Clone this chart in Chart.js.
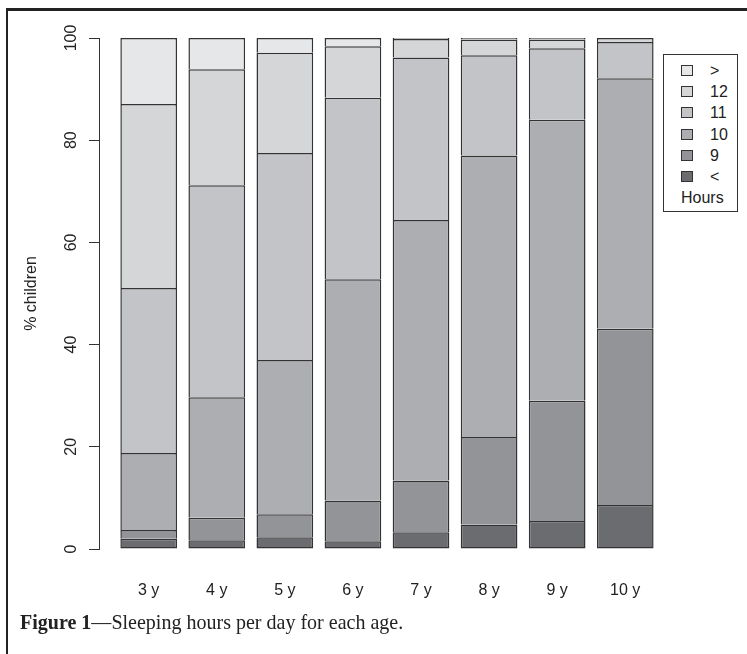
<!DOCTYPE html>
<html>
<head>
<meta charset="utf-8">
<script src="https://cdn.jsdelivr.net/npm/chart.js@4"></script>
<style>
  html, body { margin: 0; padding: 0; background: #fff; overflow: hidden; }
  body { width: 747px; height: 654px; position: relative; }
  #frame { position: absolute; left: 6px; top: 8px; width: 800px; height: 700px;
           border-left: 2px solid #222; border-top: 3px solid #222; }
  #chart { position: absolute; left: 0; top: 0; }
  #legend { position: absolute; left: 663px; top: 54px; width: 73px; height: 156px;
            border: 1px solid #333; background: #fff; font: 16px "Liberation Sans", Arial, sans-serif; color: #222; }
  #legend .row { position: absolute; left: 0; height: 20px; line-height: 20px; }
  #legend .sw { position: absolute; left: 17px; top: 4px; width: 12px; height: 11px; border: 1px solid #333; box-sizing: border-box; }
  #legend .lb { position: absolute; left: 46px; white-space: nowrap; }
  #caption { position: absolute; left: 20px; top: 609px; font: 22px "Liberation Serif", "Times New Roman", serif; color: #222;
             white-space: nowrap; transform: scaleX(0.91); transform-origin: left top; }
</style>
</head>
<body>
<div id="frame"></div>
<canvas id="chart" width="747" height="654"></canvas>
<div id="legend"></div>
<div id="caption"><b>Figure 1</b>—Sleeping hours per day for each age.</div>
<script>
// ages on the x axis
var ages = ["3 y", "4 y", "5 y", "6 y", "7 y", "8 y", "9 y", "10 y"];

// % children per sleeping-hours group (bottom to top)
var lessThan9 = [2.0, 1.7, 2.3, 1.5, 3.3, 4.8, 5.5, 8.6];
var hours9    = [1.7, 4.4, 4.5, 8.0, 10.1, 17.1, 23.5, 34.5];
var hours10   = [15.1, 23.6, 30.2, 43.3, 51.0, 55.1, 55.0, 49.0];
var hours11   = [32.3, 41.5, 40.5, 35.5, 31.8, 19.6, 14.0, 7.1];
var hours12   = [36.0, 22.7, 19.6, 10.1, 3.6, 3.1, 1.7, 0.8];
var moreThan12 = [12.9, 6.1, 2.9, 1.6, 0.2, 0.3, 0.3, 0.0];

var yTicks = [0, 20, 40, 60, 80, 100];

var groups = [
    { label: "<",  values: lessThan9,  color: "#6b6c6f" },
    { label: "9",  values: hours9,     color: "#939497" },
    { label: "10", values: hours10,    color: "#adaeb1" },
    { label: "11", values: hours11,    color: "#c3c4c7" },
    { label: "12", values: hours12,    color: "#d5d6d8" },
    { label: ">",  values: moreThan12, color: "#e6e7e9" }
];

var datasets = groups.map(function (g, k) {
    return {
        label: g.label,
        data: g.values.map(function (v, i) { return { x: i, y: v }; }),
        backgroundColor: g.color,
        borderColor: "#333",
        borderWidth: 1.5,
        borderSkipped: k === 0 ? false : "start",
        categoryPercentage: 1.0,
        barPercentage: 0.833
    };
});

var ctx = document.getElementById('chart').getContext('2d');

var chart = new Chart(ctx, {
    type: 'bar',
    data: { datasets: datasets },
    options: {
        responsive: false,
        animation: false,
        devicePixelRatio: 1,
        layout: { padding: { left: 0, top: 38, right: 85, bottom: 0 } },
        plugins: { legend: { display: false }, tooltip: { enabled: false } },
        scales: {
            x: {
                type: 'linear',
                stacked: true,
                offset: false,
                min: -0.73,
                max: 7.54,
                grid: { display: false, drawTicks: false, offset: false },
                border: { display: false },
                afterBuildTicks: function (scale) {
                    scale.ticks = ages.map(function (a, i) { return { value: i }; });
                },
                afterFit: function (scale) { scale.height = 654 - 38 - 511; },
                ticks: {
                    padding: 32,
                    autoSkip: false,
                    maxRotation: 0,
                    color: '#222',
                    font: { family: '"Liberation Sans", Arial, sans-serif', size: 16 },
                    callback: function (v) { return ages[v]; }
                }
            },
            y: {
                stacked: true,
                min: 0,
                max: 100,
                afterBuildTicks: function (scale) {
                    scale.ticks = yTicks.map(function (t) { return { value: t }; });
                },
                afterFit: function (scale) { scale.width = 99; },
                grid: { drawOnChartArea: false, drawTicks: true, tickLength: 10, color: '#333' },
                border: { display: true, color: '#333', width: 1 },
                ticks: {
                    minRotation: 90,
                    maxRotation: 90,
                    crossAlign: 'center',
                    padding: 4,
                    color: '#222',
                    font: { family: '"Liberation Sans", Arial, sans-serif', size: 16 }
                },
                title: {
                    display: true,
                    text: '% children',
                    color: '#222',
                    padding: { top: 22, bottom: 0 },
                    font: { family: '"Liberation Sans", Arial, sans-serif', size: 16 }
                }
            }
        }
    }
});

// legend box, top group first, with "Hours" underneath
var legend = document.getElementById('legend');
groups.slice().reverse().forEach(function (g, i) {
    var row = document.createElement('div');
    row.className = 'row';
    row.style.top = (6 + i * 21.2) + 'px';
    row.innerHTML = '<span class="sw" style="background:' + g.color + '"></span><span class="lb">' + g.label + '</span>';
    legend.appendChild(row);
});
var hours = document.createElement('div');
hours.className = 'row';
hours.style.top = (6 + 6 * 21.2) + 'px';
hours.innerHTML = '<span class="lb" style="left:17px">Hours</span>';
legend.appendChild(hours);
</script>
</body>
</html>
***
The data above should be repeated exactly, minus any pictures.

TASK SOLUTION:
Clone this chart in Chart.js.
<!DOCTYPE html>
<html>
<head>
<meta charset="utf-8">
<script src="https://cdn.jsdelivr.net/npm/chart.js@4"></script>
<style>
  html, body { margin: 0; padding: 0; background: #fff; overflow: hidden; }
  body { width: 747px; height: 654px; position: relative; }
  #frame { position: absolute; left: 6px; top: 8px; width: 800px; height: 700px;
           border-left: 2px solid #222; border-top: 3px solid #222; }
  #chart { position: absolute; left: 0; top: 0; }
  #legend { position: absolute; left: 663px; top: 54px; width: 73px; height: 156px;
            border: 1px solid #333; background: #fff; font: 16px "Liberation Sans", Arial, sans-serif; color: #222; }
  #legend .row { position: absolute; left: 0; height: 20px; line-height: 20px; }
  #legend .sw { position: absolute; left: 17px; top: 4px; width: 12px; height: 11px; border: 1px solid #333; box-sizing: border-box; }
  #legend .lb { position: absolute; left: 46px; white-space: nowrap; }
  #caption { position: absolute; left: 20px; top: 609px; font: 22px "Liberation Serif", "Times New Roman", serif; color: #222;
             white-space: nowrap; transform: scaleX(0.91); transform-origin: left top; }
</style>
</head>
<body>
<div id="frame"></div>
<canvas id="chart" width="747" height="654"></canvas>
<div id="legend"></div>
<div id="caption"><b>Figure 1</b>—Sleeping hours per day for each age.</div>
<script>
// ages on the x axis
var ages = ["3 y", "4 y", "5 y", "6 y", "7 y", "8 y", "9 y", "10 y"];

// % children per sleeping-hours group (bottom to top)
var lessThan9 = [2.0, 1.7, 2.3, 1.5, 3.3, 4.8, 5.5, 8.6];
var hours9    = [1.7, 4.4, 4.5, 8.0, 10.1, 17.1, 23.5, 34.5];
var hours10   = [15.1, 23.6, 30.2, 43.3, 51.0, 55.1, 55.0, 49.0];
var hours11   = [32.3, 41.5, 40.5, 35.5, 31.8, 19.6, 14.0, 7.1];
var hours12   = [36.0, 22.7, 19.6, 10.1, 3.6, 3.1, 1.7, 0.8];
var moreThan12 = [12.9, 6.1, 2.9, 1.6, 0.2, 0.3, 0.3, 0.0];

var yTicks = [0, 20, 40, 60, 80, 100];

var groups = [
    { label: "<",  values: lessThan9,  color: "#6b6c6f" },
    { label: "9",  values: hours9,     color: "#939497" },
    { label: "10", values: hours10,    color: "#adaeb1" },
    { label: "11", values: hours11,    color: "#c3c4c7" },
    { label: "12", values: hours12,    color: "#d5d6d8" },
    { label: ">",  values: moreThan12, color: "#e6e7e9" }
];

var datasets = groups.map(function (g, k) {
    return {
        label: g.label,
        data: g.values.map(function (v, i) { return { x: i, y: v }; }),
        backgroundColor: g.color,
        borderColor: "#333",
        borderWidth: 1.5,
        borderSkipped: k === 0 ? false : "start",
        categoryPercentage: 1.0,
        barPercentage: 0.833
    };
});

var ctx = document.getElementById('chart').getContext('2d');

var chart = new Chart(ctx, {
    type: 'bar',
    data: { datasets: datasets },
    options: {
        responsive: false,
        animation: false,
        devicePixelRatio: 1,
        layout: { padding: { left: 0, top: 38, right: 85, bottom: 0 } },
        plugins: { legend: { display: false }, tooltip: { enabled: false } },
        scales: {
            x: {
                type: 'linear',
                stacked: true,
                offset: false,
                min: -0.73,
                max: 7.54,
                grid: { display: false, drawTicks: false, offset: false },
                border: { display: false },
                afterBuildTicks: function (scale) {
                    scale.ticks = ages.map(function (a, i) { return { value: i }; });
                },
                afterFit: function (scale) { scale.height = 654 - 38 - 511; },
                ticks: {
                    padding: 32,
                    autoSkip: false,
                    maxRotation: 0,
                    color: '#222',
                    font: { family: '"Liberation Sans", Arial, sans-serif', size: 16 },
                    callback: function (v) { return ages[v]; }
                }
            },
            y: {
                stacked: true,
                min: 0,
                max: 100,
                afterBuildTicks: function (scale) {
                    scale.ticks = yTicks.map(function (t) { return { value: t }; });
                },
                afterFit: function (scale) { scale.width = 99; },
                grid: { drawOnChartArea: false, drawTicks: true, tickLength: 10, color: '#333' },
                border: { display: true, color: '#333', width: 1 },
                ticks: {
                    minRotation: 90,
                    maxRotation: 90,
                    crossAlign: 'center',
                    padding: 4,
                    color: '#222',
                    font: { family: '"Liberation Sans", Arial, sans-serif', size: 16 }
                },
                title: {
                    display: true,
                    text: '% children',
                    color: '#222',
                    padding: { top: 22, bottom: 0 },
                    font: { family: '"Liberation Sans", Arial, sans-serif', size: 16 }
                }
            }
        }
    }
});

// legend box, top group first, with "Hours" underneath
var legend = document.getElementById('legend');
groups.slice().reverse().forEach(function (g, i) {
    var row = document.createElement('div');
    row.className = 'row';
    row.style.top = (6 + i * 21.2) + 'px';
    row.innerHTML = '<span class="sw" style="background:' + g.color + '"></span><span class="lb">' + g.label + '</span>';
    legend.appendChild(row);
});
var hours = document.createElement('div');
hours.className = 'row';
hours.style.top = (6 + 6 * 21.2) + 'px';
hours.innerHTML = '<span class="lb" style="left:17px">Hours</span>';
legend.appendChild(hours);
</script>
</body>
</html>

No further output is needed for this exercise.